They’re hiding in the backs of medicine cabinets across Michigan: drugs that no one needs, and that could pose a risk to children, teens, adults and the environment.
A free event 10 a.m.-2 p.m. Saturday, Oct. 27, will make it easy to get rid of them.
At 60 locations across the state that day, Michiganders can bring old, expired or just unneeded medicines to a convenient location to drop off, and drive away knowing they’ll be properly and safely destroyed.
OSF St.

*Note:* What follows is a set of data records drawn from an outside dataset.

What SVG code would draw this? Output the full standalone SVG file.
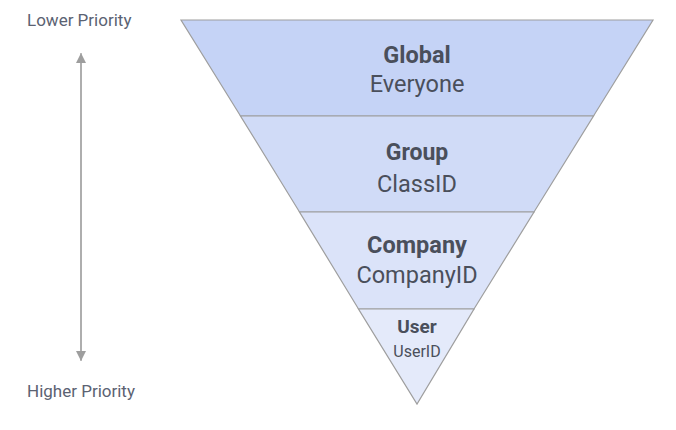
<svg xmlns="http://www.w3.org/2000/svg" width="676" height="430" viewBox="0 0 676 430">
<defs>
<style>
.band{stroke:#9e9e9e;stroke-width:1.2}
.t{font-family:Roboto,"Liberation Sans",sans-serif;fill:#4a4f5b;text-anchor:middle}
.b{font-weight:bold}
.side{font-family:Roboto,"Liberation Sans",sans-serif;fill:#5b6272;font-size:17px}
</style>
<marker id="ah" viewBox="0 0 10 10" refX="10" refY="5" markerWidth="10" markerHeight="10" markerUnits="userSpaceOnUse" orient="auto">
<path d="M0,0 L10,5 L0,10 z" fill="#9e9e9e"/>
</marker>
</defs>
<rect width="676" height="430" fill="#fff"/>
<g id="global">
<polygon class="band" points="181,20 653,20 593.5,116 240.5,116" fill="#c5d3f6"/>
<text class="t b" x="417" y="63" font-size="23.5">Global</text>
<text class="t" x="417" y="92" font-size="23.5">Everyone</text>
</g>
<g id="group">
<polygon class="band" points="240.5,116 593.5,116 534,212 299.5,212" fill="#d0dbf7"/>
<text class="t b" x="417" y="160" font-size="23">Group</text>
<text class="t" x="417" y="192" font-size="23.5">ClassID</text>
</g>
<g id="company">
<polygon class="band" points="299.5,212 534,212 474,309 358.5,309" fill="#dbe3f9"/>
<text class="t b" x="417" y="253" font-size="23.5">Company</text>
<text class="t" x="417" y="283" font-size="23.5">CompanyID</text>
</g>
<g id="user">
<polygon class="band" points="358.5,309 474,309 417,404" fill="#e4eafa"/>
<text class="t b" x="417" y="333" font-size="19">User</text>
<text class="t" x="417" y="357" font-size="16">UserID</text>
</g>
<g id="connectors">
<line x1="81" y1="360" x2="81" y2="53" stroke="#9e9e9e" stroke-width="1.2" marker-end="url(#ah)"/>
<line x1="81" y1="60" x2="81" y2="361" stroke="#9e9e9e" stroke-width="1.2" marker-end="url(#ah)"/>
</g>
<g id="labels">
<text class="side" x="27" y="26">Lower Priority</text>
<text class="side" x="27" y="397">Higher Priority</text>
</g>
</svg>
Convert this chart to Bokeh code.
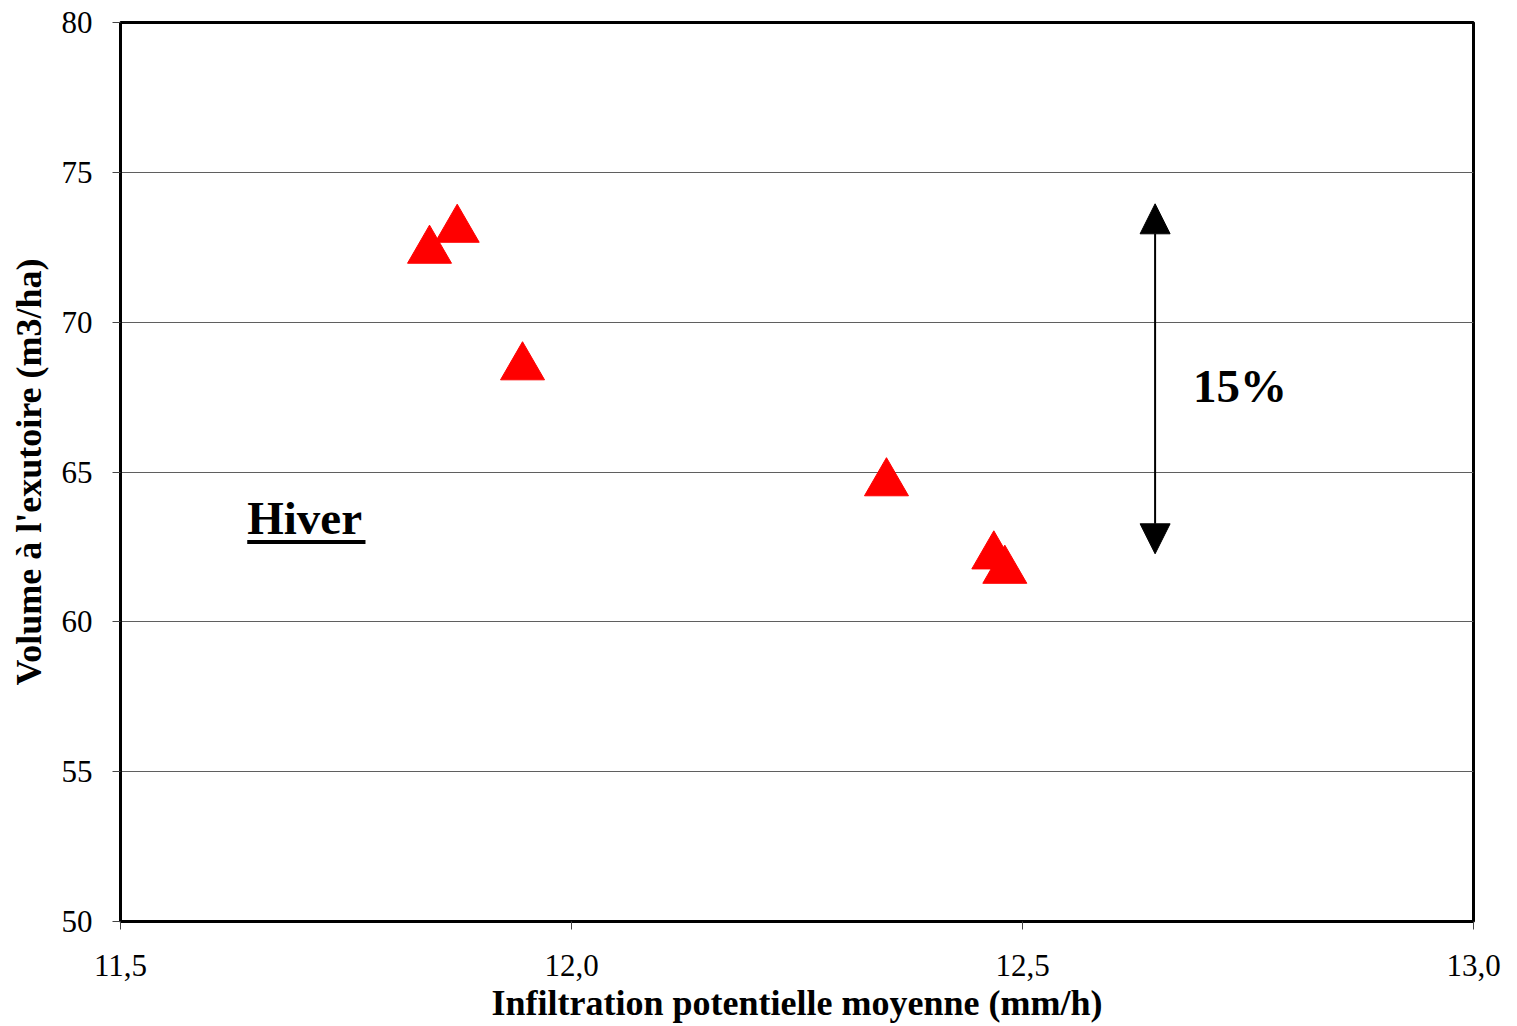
from bokeh.plotting import figure
from bokeh.models import (Range1d, Label, Arrow, NormalHead, FixedTicker,
                          CustomJSTickFormatter, ColumnDataSource)
from bokeh.embed import file_html
from bokeh.resources import INLINE

# ---- data ----
infiltration = [11.8426, 11.8733, 11.9457, 12.3492, 12.4682, 12.4804]   # mm/h
volume = [72.39, 73.09, 68.50, 64.63, 62.19, 61.71]                      # m3/ha
x_ticks = [11.5, 12.0, 12.5, 13.0]
y_ticks = [50, 55, 60, 65, 70, 75, 80]

# annotation anchors (data units)
arrow_x = 12.647
arrow_low = 62.27
arrow_high = 73.95
pct_label = "15%"
season_label = "Hiver"

FONT = "Liberation Serif"

p = figure(width=1517, height=1026, output_backend="svg", toolbar_location=None,
           x_range=Range1d(11.5, 13.0), y_range=Range1d(50, 80),
           min_border_left=120, min_border_right=44, min_border_top=22,
           min_border_bottom=105)

p.background_fill_color = "white"
p.border_fill_color = "white"
p.outline_line_color = "black"
p.outline_line_width = 3

p.xgrid.visible = False
p.ygrid.grid_line_color = "#5f5f5f"
p.ygrid.grid_line_width = 1
p.ygrid.ticker = FixedTicker(ticks=y_ticks)

fmt = CustomJSTickFormatter(code="return tick.toFixed(1).replace('.', ',');")
p.xaxis.ticker = FixedTicker(ticks=x_ticks)
p.xaxis.formatter = fmt
p.yaxis.ticker = FixedTicker(ticks=y_ticks)

for ax in (p.xaxis[0], p.yaxis[0]):
    ax.axis_line_color = "black"
    ax.axis_line_width = 3
    ax.major_tick_line_color = "#444444"
    ax.major_tick_line_width = 1
    ax.major_tick_out = 8
    ax.major_tick_in = 0
    ax.minor_tick_line_color = None
    ax.major_label_text_font = FONT
    ax.major_label_text_font_size = "31px"
    ax.major_label_text_color = "black"
    ax.axis_label_text_font = FONT
    ax.axis_label_text_font_style = "bold"
    ax.axis_label_text_font_size = "36px"
    ax.axis_label_text_color = "black"

p.xaxis.axis_label = "Infiltration potentielle moyenne (mm/h)"
p.yaxis.axis_label = "Volume à l'exutoire (m3/ha)"
p.xaxis.major_label_standoff = 25
p.xaxis.axis_label_standoff = 4
p.yaxis.major_label_standoff = 20
p.yaxis.axis_label_standoff = 10

src = ColumnDataSource(data=dict(x=infiltration, y=volume))
p.scatter("x", "y", source=src, marker="triangle", size=44,
          fill_color="#FF0000", line_color="#FF0000", line_width=1)

p.add_layout(Arrow(x_start=arrow_x, y_start=arrow_low, x_end=arrow_x, y_end=arrow_high,
                   line_color="black", line_width=2,
                   start=NormalHead(size=30, fill_color="black", line_color="black", line_width=1),
                   end=NormalHead(size=30, fill_color="black", line_color="black", line_width=1)))

p.add_layout(Label(x=12.689, y=67.855, text=pct_label, text_font=FONT,
                   text_font_style="bold", text_font_size="47px",
                   text_align="left", text_baseline="alphabetic", text_color="black"))

p.add_layout(Label(x=11.6405, y=63.47, text=season_label, text_font=FONT,
                   text_font_style="bold", text_font_size="47px",
                   text_align="left", text_baseline="alphabetic", text_color="black"))
p.segment(x0=[11.6405], y0=[62.66], x1=[11.7716], y1=[62.66],
          line_color="black", line_width=4)

open("out.html", "w").write(file_html(p, INLINE))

Francis Hospital in Escanaba is one of those drop-off sites, along with the Westwood Mall parking lot in Marquette, where the Upper Peninsula Health Plan will be collecting unwanted pills.
All of the Michigan State Police posts are also taking part as drop-off sites.
The statewide effort is made possible by local partnerships between hospitals, pharmacies, community organizations, police departments and the University of Michigan’s Michigan Opioid Prescribing Engagement Network (Michigan OPEN).
Michigan OPEN has created a free manual to help groups hold community opioid and medication takeback events, and provide a safe process for disposing of unused medications in order to protect communities, children and the environment.
Takeback events aim to reduce the number of homes that have opioid painkillers on hand, as well as other medicines that shouldn’t be kept around because of the risk of abuse—and shouldn’t be dumped in the trash or down the toilet either.
Also on Oct. 27, the U.S. Drug Enforcement Agency’s National Take Back Initiative includes take-back events at law enforcement locations around the country. Some law enforcement and pharmacy locations take unused medications back year-round.
Facts about prescription drug misuse:
70 percent of the opioids prescribed for surgery go unused, making them vulnerable to diversion and misuse.
Every 10 minutes a child visits the emergency room for medication poisoning.
Three in five teens say prescription pain medication is easy to get from their parents’ medicine cabinet
The Michigan State Police (MSP) is urging residents to discard expired, unused and unwanted pills during National Prescription Drug Take-Back Day this Saturday, one of two annual events held in partnership with the Drug Enforcement Administration (DEA) and other law enforcement agencies.
“Our troopers see daily the devastation caused by opioid and prescription drug abuse, accidental poisonings and overdoses,” said Col. Kriste Kibbey Etue, director of the Michigan State Police. “Please check your home and get rid of any medications you no longer need.”
MSP’s 30 posts will participate in the one-day ‘Take-Back’ effort from 10 a.m. to 2 p.m. on Saturday, Oct. 27, by serving as drop-off points. All collected pills will be destroyed, with no questions asked. Liquids, inhalers, patches and syringes cannot be accepted.
The state is using every available tool to combat the opioid epidemic. State agencies are collaborating to advance Michigan’s efforts related to fight this crisis. Efforts include:
- Providing online resources for patients, health professionals and communities about prevention and treatment of opioid abuse.
- The Michigan Automated Prescription System provides real-time prescription data and resources to better assess a patient’s risk for substance use disorder.
- Michigan State Police posts serving as drug take-back sites and providing the Angel Program for individuals struggling with addiction.
- Many State of Michigan agencies, communities and businesses throughout the state help with proper drug disposal of unwanted medications; and
- Issuing a standing order in May 2017 to pre-authorize the distribution of naloxone by pharmacists to those at risk of an opioid-related overdose, as well as family members, friends and other persons who may be able to assist a person at risk of overdose. Naloxone is a fast-acting, potentially life-saving medication that reverses opioid overdose.
Opioid Addiction Awareness Week efforts can be followed on social media using the hashtag #MIOpioidsAwareness.
National Prescription Drug Take-Back Day is held twice a year, in April and October. During the April 2018 effort, MSP posts collected roughly 966 pounds of prescription drugs.
Studies show that a majority of abused prescription drugs are obtained from family and friends, including from the home medicine cabinet. Further, disposing of unused medicines by flushing them down the toilet or throwing them in the trash can pose safety and health hazards.
Anyone who is unable to participate on National Prescription Drug Take-Back Day can anonymously surrender their prescription drugs at any MSP post, Monday through Friday from 8 a.m. to 4 p.m., excluding holidays.